Goal is a simple story that packs not just the sport, but also dabbles with issues like racism and fanaticism associated with sport. Issues that Westerners can relate to more than Indians, especially racial discrimination.
As a film, Goal has its share of highs and lows. If the first hour is strictly okay, the pendulum swings in its favour in the second hour, in the last 20 minutes, to be precise. The sport succeeds in arousing patriotic feelings, besides involving the viewer in the fight-to-finish finale.
Conversely, there are times when you feel that the film falls back on the predictable, tried-n-tested mundane stuff. And packs in something [Billo, the song] that's just not in sync with the mood of the film.
To sum up, Goal is a simple story, well told. Notwithstanding the hiccups, this film hits a goal, courtesy its brilliantly executed finale.
Southall United Football Club is facing its deepest crisis ever. Bankrupt, with no stars, no coach, no sponsors, no takers, no spectators and most importantly, no owner. After the City Council sends an eviction notice, it's the last chance to save the ground, the club and their honour. Shaan [Arshad Warsi] takes up the challenge to save the club from extinction. After a disesteemed ex-player, Tony Singh [Boman Irani], joins them as the coach, Shaan and he begin work to gather the worn out team.
Sunny's [John Abraham] dreams to play for England crashes after his club does not select him. The reason is apparently not his game, but the colour of his skin.

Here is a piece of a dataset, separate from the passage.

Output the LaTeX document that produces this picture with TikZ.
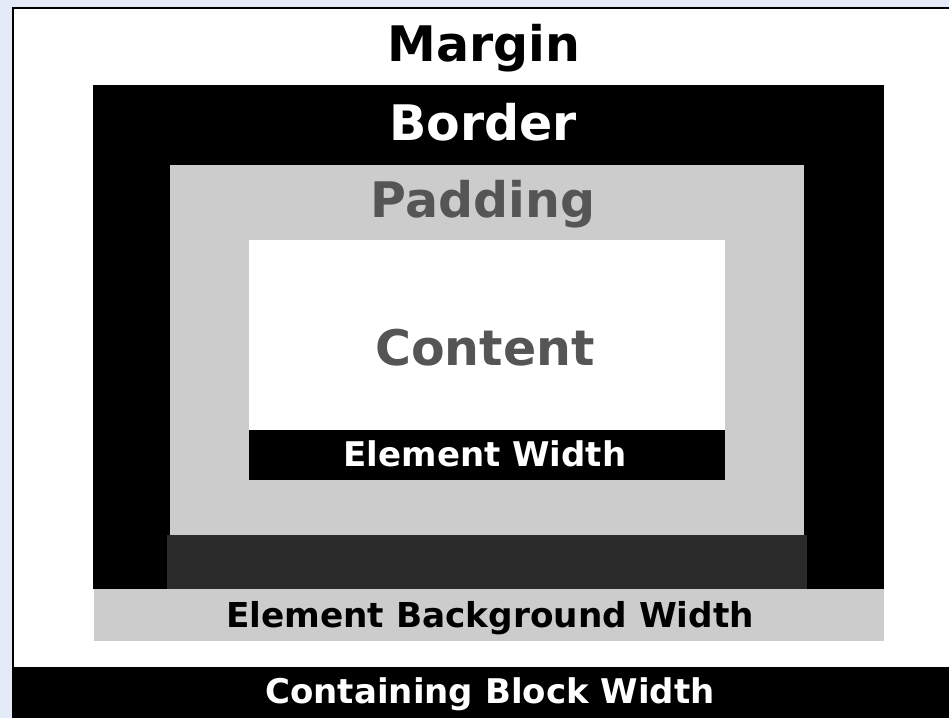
\documentclass[tikz,border=0pt]{standalone}
\usepackage{fontspec}
\setmainfont{DejaVu Sans}
\definecolor{bgblue}{HTML}{E4EBF6}
\definecolor{ltgrey}{HTML}{CCCCCC}
\definecolor{dkgrey}{HTML}{2A2A2A}
\definecolor{txtgrey}{HTML}{555555}
\begin{document}
\begin{tikzpicture}[x=1pt,y=-1pt,
  biglbl/.style={anchor=base, inner sep=0pt, font=\bfseries\fontsize{49}{55}\selectfont},
  smalllbl/.style={anchor=base, inner sep=0pt, font=\bfseries\fontsize{34}{40}\selectfont}]
\useasboundingbox (0,0) rectangle (949,718);
\fill[bgblue] (0,0) rectangle (949,718);
% margin area
\fill[black] (12,7) rectangle (949,667);
\fill[white] (14,9) rectangle (949,667);
% containing block bar
\fill[black] (12,667) rectangle (949,718);
% element background bar
\fill[ltgrey] (94,589) rectangle (884,641);
% border
\fill[black] (93,85) rectangle (884,589);
\fill[dkgrey] (167,535) rectangle (807,589);
% padding
\fill[ltgrey] (170,165) rectangle (804,535);
% content
\fill[white] (249,240) rectangle (725,430);
\fill[black] (249,430) rectangle (725,480);
% labels
\node[biglbl, text=black] (margin) at (484,61) {Margin};
\node[biglbl, text=white] (border) at (483,140) {Border};
\node[biglbl, text=txtgrey] (padding) at (483,217) {Padding};
\node[biglbl, text=txtgrey] (content) at (485,365) {Content};
\node[smalllbl, text=white] (elemw) at (485,466) {Element Width};
\node[smalllbl, text=black, font=\bfseries\fontsize{34.3}{40}\selectfont] (elembg) at (490,627) {Element Background Width};
\node[smalllbl, text=white] (contw) at (490,703) {Containing Block Width};
\end{tikzpicture}
\end{document}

Sunny and Shaan never see eye to eye. Adding to their personal chaos is Shaan's cousin sister Rumana [Bipasha Basu], who is in love with Sunny.
Tony manages to convince Sunny to play for Southall United. It takes a while before Shaan and the team warms up to Sunny. With Sunny joining Southall United, the team gradually starts climbing the points tally. The City Council is worried. Johny Bakshi [Dalip Tahil], a commentator and a frontman of the Council, plans to lure Sunny away from Southall United.
Director Vivek Agnihotri combines style and substance in his second outing Goal. Take the sequence at the very start, when an English woman and her frontman [Dalip Tahil] reveal their plans of coming up with a shopping complex on the ground. The director opens the cards at the very outset. But the narrative dips, rises, hits a low and ascends unfailingly till the first hour ends. The sequence prior to the intermission, at the Manchester United Stadium, leaves you awe-struck and makes you look forward to a powerful second hour.
Fortunately, the drama only gets better in the post-interval hour. The cold vibes that Arshad and John share as also John's volte-face, when he decides to abandon his club for the riches, give the film that extra dimension, camouflaging the defects that raised their head not too long back. The film dips at times in this hour too, but the journey to the finale is well structured. Yes, John's change of heart is slightly filmy and clich?d, but the climax is astounding. The penultimate 20 minutes in the stadium are awe-inspiring and that's what you carry back home.
Vivek Agnihotri knows what he's talking and though you know that he got swayed by technique in his very first film Chocolate in Goal, he never lets technique overpower content. The story is simple, but absorbing and presented stylishly. He's truly evolved into a fine storyteller.
There're just two songs in the narrative, the anthem Dhan Dhana Dhan Goal, which is excellent and Billo Rani, which is well-tuned, but the mujra doesn't go well with the mood of the film. Attar Singh Saini's cinematography is striking. The camera movements, which are so difficult in a film like this are exemplary.
Both John and Arshad are the Men of the Match. John is a revelation. Wrongly dubbed as a clotheshorse in his earlier films, he hits a goal in Goal. John lends the right texture to his character. He not only looks right for the part, but also plays the sport like a pro. Goal should occupy the top slot in his body of work!
Arshad Warsi is superb. An incredibly talented actor whose versatility speaks volumes. Cast in a sober, serious role this time, Arshad enacts the part with as much ease as he portrayed Circuit. Bipasha Basu may not have a lengthy role, but she adds zing when she appears. Her love story with John is really cute.
Boman Irani is top notch. Note his roar at the intermission point or the uneasiness he displays whenever his team locks horns with the rivals on field. It's a flawless performance. Raj Zutshi is first-rate. Dalip Tahil carries the venomous part well. The actor enacting the role of Arshad's wife does a commendable job.
On the whole, Dhan Dhana Dhan Goal has an ordinary first hour, but the post-interval portions, especially the exhilarating climax, makes up for everything. At the box-office, the producers [UTV] have already recovered the cost of production from various sales and in-film advertising. The theatrical business will only add to the booty, considering the film has the merits to work with the moviegoers. Another factor that goes in its favour is the fact that the moviegoers haven't had a release post-Diwali. That should reap dhan for Dhan Dhana Dhan Goal.